Jim flew 52 combat missions and only one of those crossed the DMZ.  When I asked if any particular ones were notable, he was quick to say that none really were.  Of course, he could recall the tiny flashes of AAA against the black jungle during night missions but he was also quick to state the flashes were more interesting than dangerous; I got the impression that for Jim, flying the F-102 was rather routine.   In 1969, the routine ended.  SEA '102s were ordered home; their intended mission simply wasn't going to happen.

"When the 102s were being pulled out, I was happy to go home.  But later—now—I wish I would have stayed."

"Why?"

Sometimes you need to bring your own table decor to coffee.
If you want one, click here.

"I don't know..." he thought for a moment, then offered, "Maybe I wanted to get my 100 missions?" He took another drink of iced tea, then self-consciously adjusted the plastic stand that held the die-cast model of 444 that he'd bought as a memento.   "But I was qualified for the 102 and that's what I flew."  I wondered if there wasn't a hint of regret that he couldn't tell me something spectacular...

But "spectacular" isn't the point.  After so many years of listening to "c-stories," I've come to appreciate people's whole story as more important than just the exclamation points.  Perhaps that's more of a function of talking to old warriors in their 60s, 70s, 80s and 90s—they not only remember the wars but the "peaces" in between.

Months later, over another cup, Jim was more interested in talking about the changes that have taken place since his Deuce days.

"Back then, we were graduating (thousands) of pilots a year.  We were probably killing more pilots in accidents and such than there are actually flying fighters today!" he quipped.   Indeed, there are less than 200 of the tech-bursting F-22 Raptors in service right now compared to the 1,000 F-102s that were built.   And the Raptor not only does the job of the Deuce, it also replaces the rest of the Vietnam-era suite like the F-4 (5,000+ made), the F-105 (800+ made) and, if pin-point efficiency is worth anything, maybe even the B-52.** (700+ made).

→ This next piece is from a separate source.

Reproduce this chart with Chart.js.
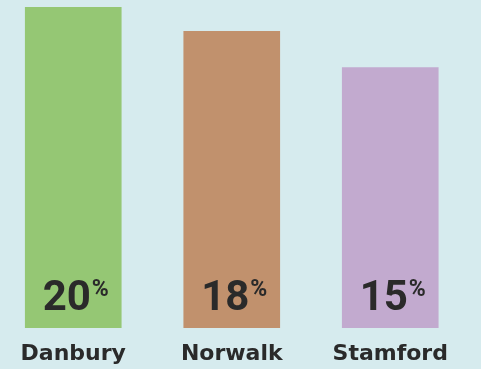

It's an imprecise statement, but in many ways, one airplane today is doing what thirty used to do.

Progress, eh?  But the progress of efficiency hasn't come cheaply.  In adjusted dollars, the $1 million dollar price tag of the 1963 F-102 would be more like $10 million dollars today.  A lot of money, sure, but not nearly as much as the F-22's current price of $150 million.  We're doing more with fewer folks but paying over ten times the price to do so.

Is it worth it?  Who knows?!  The next war will reveal that when it happens.  In the meantime, I hope you see the irony in the pictures below.  It looks like we should have kept a few '102 around.



F-102 vs Tu-95    F-22 vs Tu-95
The more things change, the more they stay the same, eh?  ;)


*Actually, the NVAF had a handful of Russian Il-28 "Beagle" medium bombers.  But all things considered, they wouldn't have gotten much past that first dotted red line on Jim's map...

**Just checkin' if you're awake.  Nothing replaces the B-52.  Ever.